A vida é um desafio permanente que percebemos com só o estar atentas e escutá-la. No meu regresso à missão de um lado e de outro, de diferentes formas e com expressões variadas, me foram chegando algumas perguntas.
Então veio-me à memória um escritor e poeta português, o P. José Tolentino, que escreveu um livro sobre o elogio das perguntas, chega a dizer que são elas as que nos salvam e não tanto as respostas, mas só se nos deixamos habitar por elas, dando o tempo necessário para que se façam vida em nós. Se as deixamos passar banalizamos a vida porque, em definitivo, são as perguntas as que dão densidade e sentido ao nosso quotidiano. Como não é tarefa fácil, frequentemente as recusamos e nos refugiamos no ativismo ou na superficialidade.
Ademais, porque quando cultivamos esta atitude de escuta às perguntas, as podemos mais facilmente descobrir como mediadoras da presença de Deus. O que se faz ver frequentemente no quotidiano, no simples, no pequeno.
Toda esta reflexão me acompanhou quando acolhia as perguntas do para quê? Por quê? E por quem? Do meu regresso à missão.
Para os mais jovens que vivem imersos numa sociedade caraterizada pelo consumo, a eficiência e o descarte é fácil entender que se questionem sobre a utilidade concreta e imediata do que fazemos, para quê?

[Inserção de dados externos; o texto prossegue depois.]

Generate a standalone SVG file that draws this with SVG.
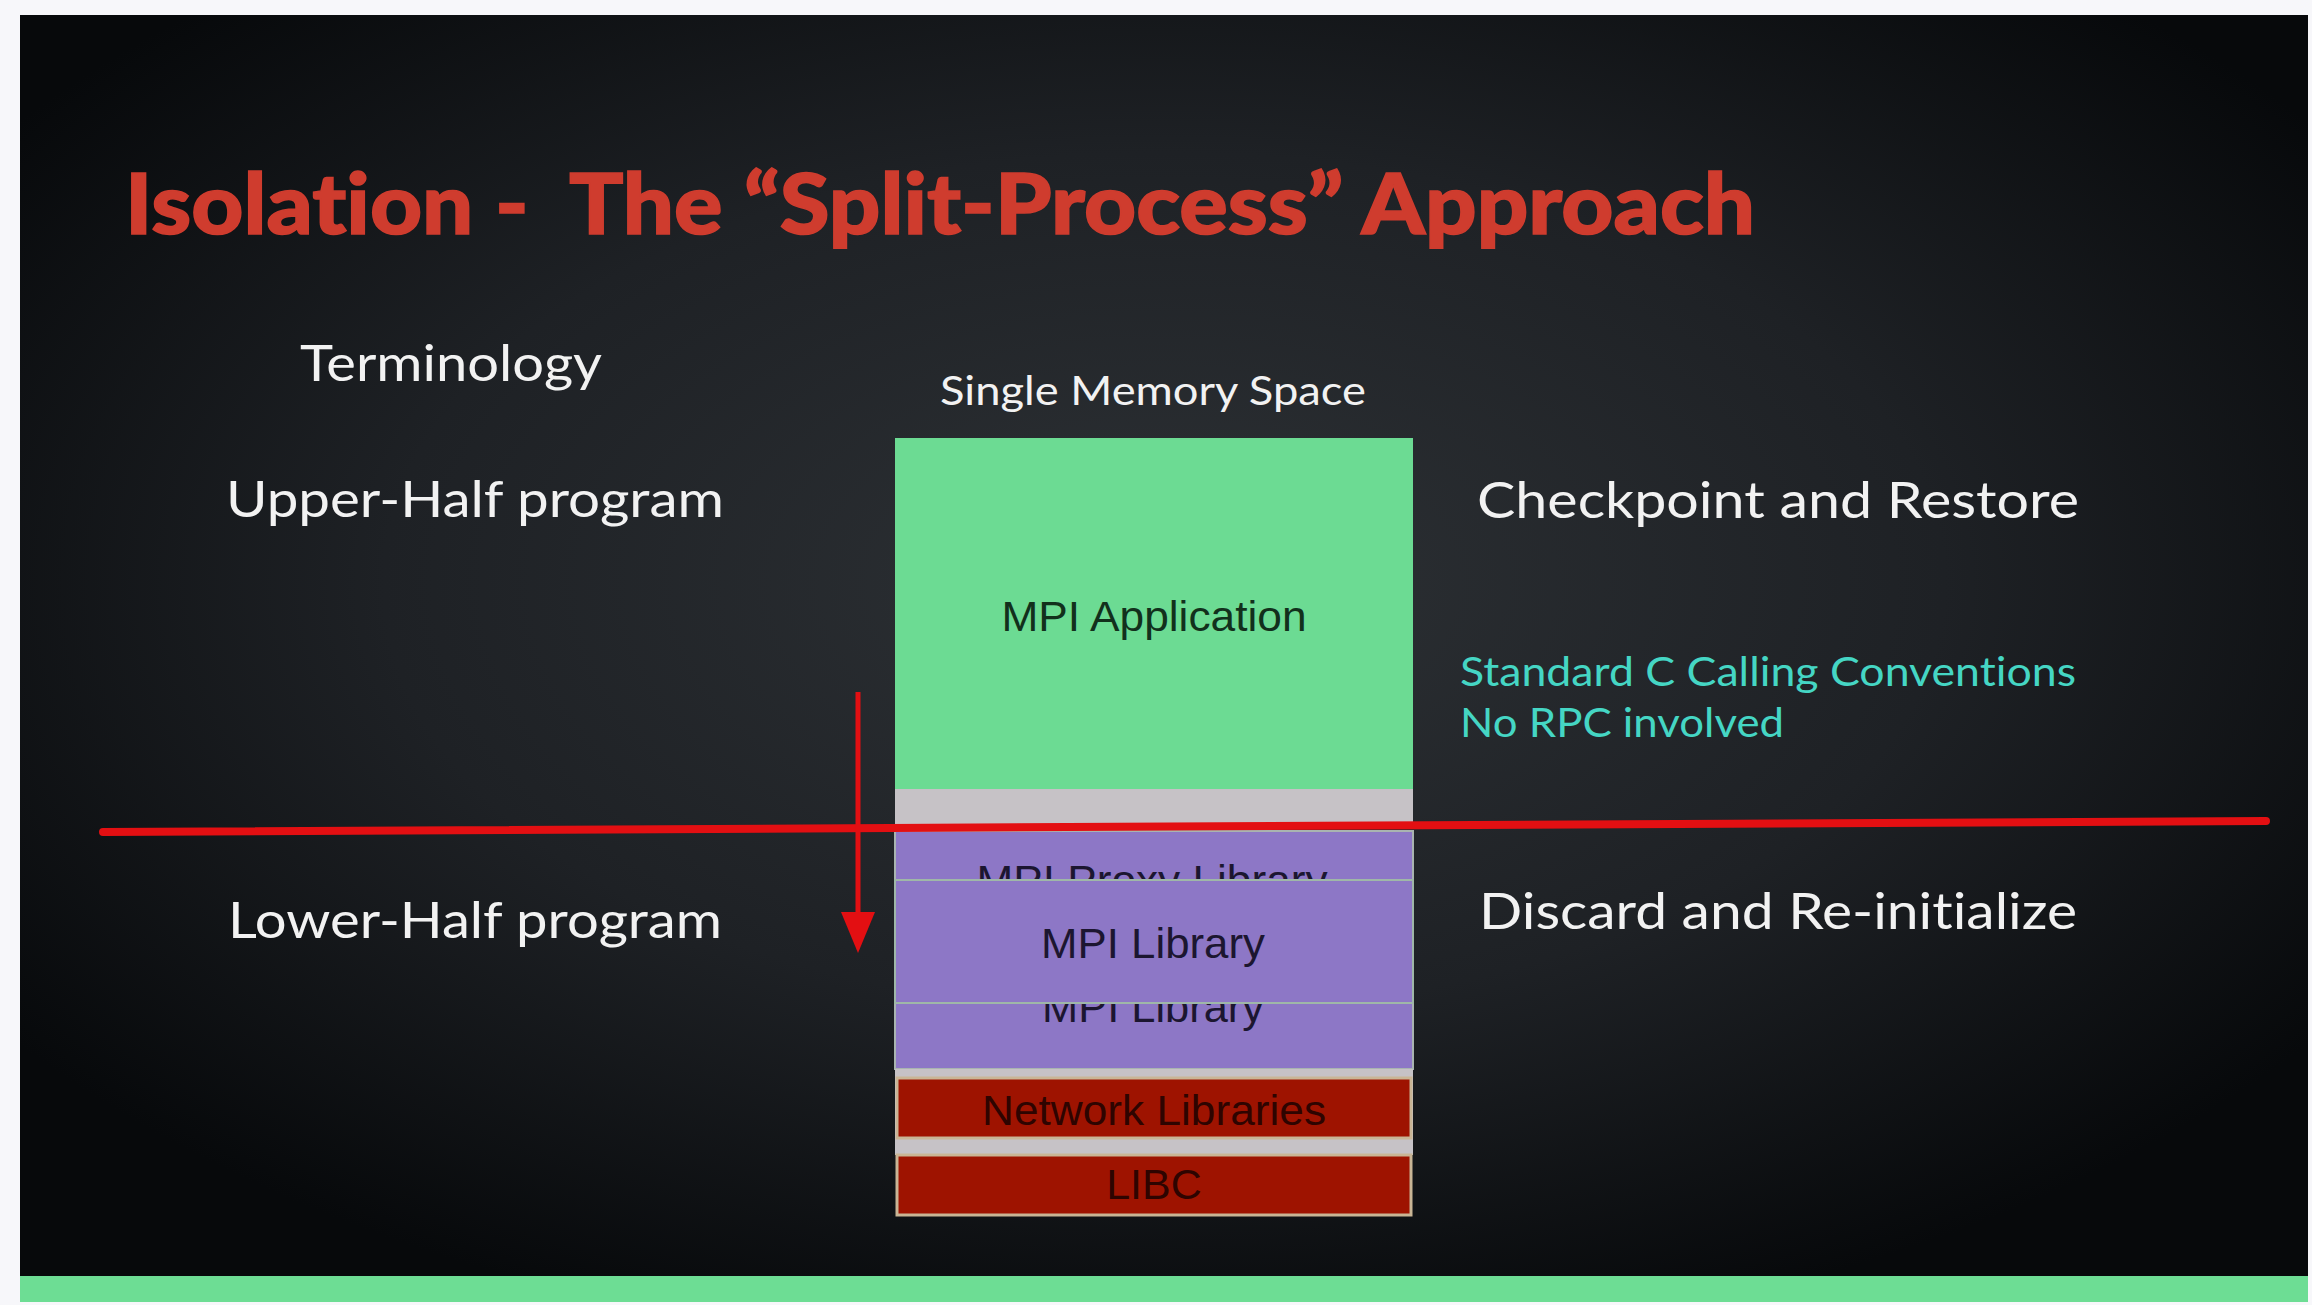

Não é fácil fazer entender o valor da gratuidade, quando ao redor tudo se compra e se vende, da disponibilidade quando o próprio tempo se mede pelo dinheiro que produz, da solidariedade, quando o individualismo cerra a pessoa em si mesma e nos seus interesses, sem deixar lugar para o outro, do partilhar o que somos e desejamos chegar a ser como habitantes da casa comum, que queremos transformar num espaço de harmonia, dignidade e justiça, colocando-os ao lado dos excluídos e empobrecidos da terra.
Outra das perguntas chegou-me desde aqueles que se situam noutra perspetiva, com mais sensibilidade sobre os motivos, as razões. Porquê regressar?
Diz Francesc Torralba, que todo o ser humano possui uma “inteligência espiritual”, que o define como a capacidade que o conecta com o transcendente, com o existencial, que por suposto precisa ser cultivada para desenvolver-se e chegar à sua plenitude. A inteligência espiritual dá-nos a capacidade de perguntar-nos pela razão de ser, pelo fim que queremos conseguir, é o que se chama buscar o sentido da vida, porque todos buscamos a felicidade e a plenitude deste sentido. Cada um de nós vai procurando aquilo para o qual fomos feitos, o nosso lugar no mundo. É o que chamamos vocação, nos sentimos chamados a realizar uma missão. Na tradição religiosa, a vocação é uma atitude de quem acolhe o chamamento e responde implicando todas as dimensões da sua vida. Por aqui entendo se explica a razão do regresso à missão.
Outras pessoas intuíam algo mais. Porque na vida, só quem vive apaixonado, pode conseguir o que deseja superando as dificuldades do caminho que aparecem sem ser buscadas.
Teresa de Jesus, a grande mestra nestas lides, fala-nos da relação de amizade com Jesus, Ele é que toma a iniciativa nesta relação de amigos, oferece o seu amor incondicional que chega até ao extremo e, quem se sentiu tocado, vive a sua experiência pessoal como um diálogo permanente, amoroso e íntimo com Ele. Desta relação, ela tira força e energia para levar adiante uma enorme missão, numa época adversa em muitos sentidos, que inclusivamente afeta a sua condição de mulher.
Catalina de Sena, vive a sua experiência de intimidade com Jesus como se tratasse de uma esposa e sente-se totalmente identificada com esta condição que supõe, pertença, entrega total e união profunda. Incrivelmente esta experiência a faz sentir dentro de si um fogo tão vivo e ardente que é capaz de desafiar o Papa, a própria vida da Igreja, para orientar-se por valores mais evangélicos e, ao mesmo tempo, aos reis e príncipes que não se preocupam em buscar a paz para o povo.
Duas mulheres singulares, que identificaram muito bem por quem estavam apaixonadas, quem era o fogo que ardia dentro dos seus corações e animava a sua missão com uma força e coragem incríveis. O itinerário das suas vidas é inspirador no meu regresso à missão. Porque, regresso decidida a dar continuidade ao sendeiro feito de um desejo simples e humilde, de que Jesus continue sendo a razão verdadeira no centro de minha vida e missão.